Aber das kann doch nicht! Sie entschuldigen es auch noch! Schrecklich!

Aber man muss ja, um etwas als legitime Selbstbestimmung anzuerkennen, keineswegs die Motive nachvollziehen können. Mir ist ja vieles ein Rätsel, was meine Mitmenschen tun. Werde ich FKK verbieten wollen, weilich eher schamhaft bin? Verbieten wir doch nicht nur Habit von Nonnen und Mönchen, sondern die ganzen Orden. Kann man sich denn vorstellen, dass sich einer oder eine freiwillig für komplette sexuelle Enthaltsamkeit, Unterordnung unter eine strenge Hierarchie oder gar lebenslanges fast komplettes Schweigen entscheidet? Tun aber Leute. Es gibt Spielarten des Christentums und des Judentums, die Frauen ganz bestimmte Rollen zuweisen. Verbieten? Dagegen polemisieren? Wir können es nicht hinnehmen, dass Frauen und Männer sich Metalldinger durch die Haut schieben, so dass die intolerante Mehrheit gar nicht umhin kann, sich mit Schaudern abzuwenden und die solchermaßen gezeichneten zu isolieren. Oder?

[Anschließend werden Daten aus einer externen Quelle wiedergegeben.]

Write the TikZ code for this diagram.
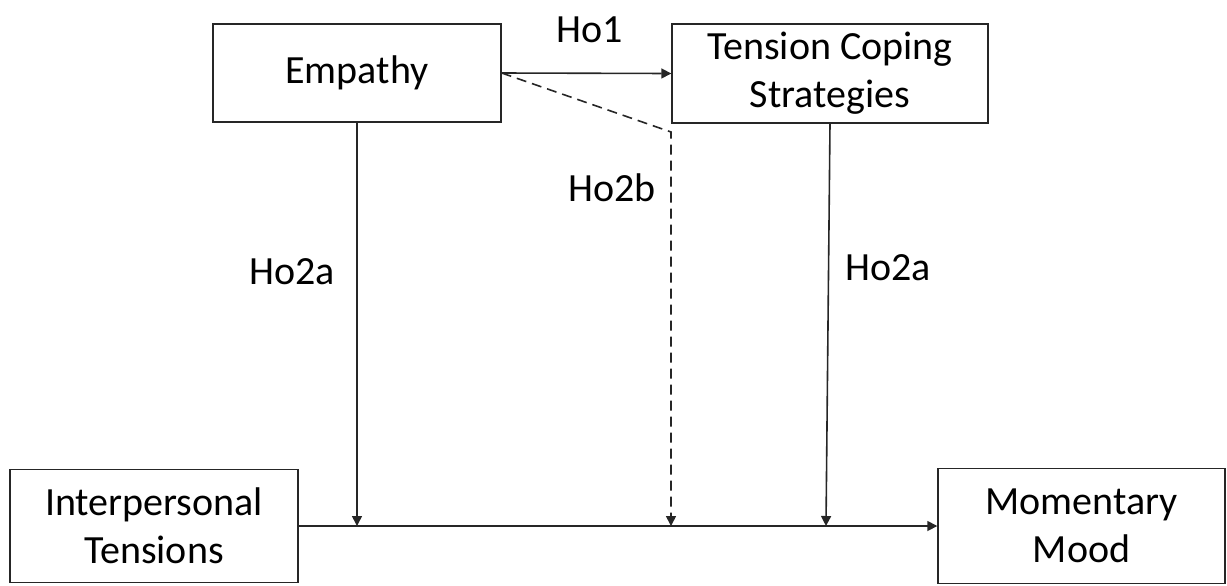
\documentclass[tikz,border=0pt]{standalone}
\usepackage{fontspec}
\setmainfont{Carlito}
\usetikzlibrary{arrows.meta}

\begin{document}
\begin{tikzpicture}[x=0.5pt, y=-0.5pt,
    box/.style={draw=black!85, line width=0.7pt, align=center, inner sep=0pt},
    link/.style={draw=black!85, line width=0.8pt, -{Triangle[length=5pt,width=5pt]}}]
\tikzset{every node/.style={font=\fontsize{20}{24}\selectfont}}
%\tikzset{every node/.style={shape=rectangle,
%                            font=\sffamily\Large
%                           }}
\useasboundingbox (0,0) rectangle (1227,585);
\node[box, minimum width=144pt, minimum height=49pt] (empathy) at (357,73) {Empathy};
\node[box, minimum width=158pt, minimum height=49.5pt] (coping) at (830,73.5) {Tension Coping\\Strategies};
\node[box, minimum width=144pt, minimum height=56.5pt] (tensions) at (154,526) {Interpersonal\\Tensions};
\node[box, minimum width=143.5pt, minimum height=57.5pt] (mood) at (1081.5,526) {Momentary\\Mood};

\coordinate (jEmp) at (357,526);
\coordinate (jBend) at (671,132);
\coordinate (jDash) at (671,526);
\coordinate (jCop) at (826,526);

\path[link] (tensions.east) -- (mood.west);
\path[link] (empathy.east) -- (coping.west);
\path[link] (empathy.south) -- (jEmp);
\path[link] (coping.south) -- (jCop);
\path[link, dash pattern=on 5pt off 3pt] (empathy.east) -- (jBend) -- (jDash);

\node (ho1) at (590,30) {Ho1};
\node (ho2b) at (612,188) {Ho2b};
\node (ho2aLeft) at (292,272) {Ho2a};
\node (ho2aRight) at (888,268) {Ho2a};
\end{tikzpicture}
\end{document}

Sarkozy ist natürlich gar kein Kämpfer für irgendwelche Werte, sondern ein Opportunist, der den dumpf seine Ressentiments bebrütenden Teil Frankreichs, dem entsprechenden Deutschlands nicht unähnlich, bedient. Durch Bevormundung und das Beschwören von Werten, die man gleichzeitig bricht, durch zweierlei Maß also, tut er den Werten nichts Gutes. Sie riechen dann immer mehr nach Imperialismus, nach Herrschaft, Ausbeutung und Krieg, und das haben sie nicht verdient.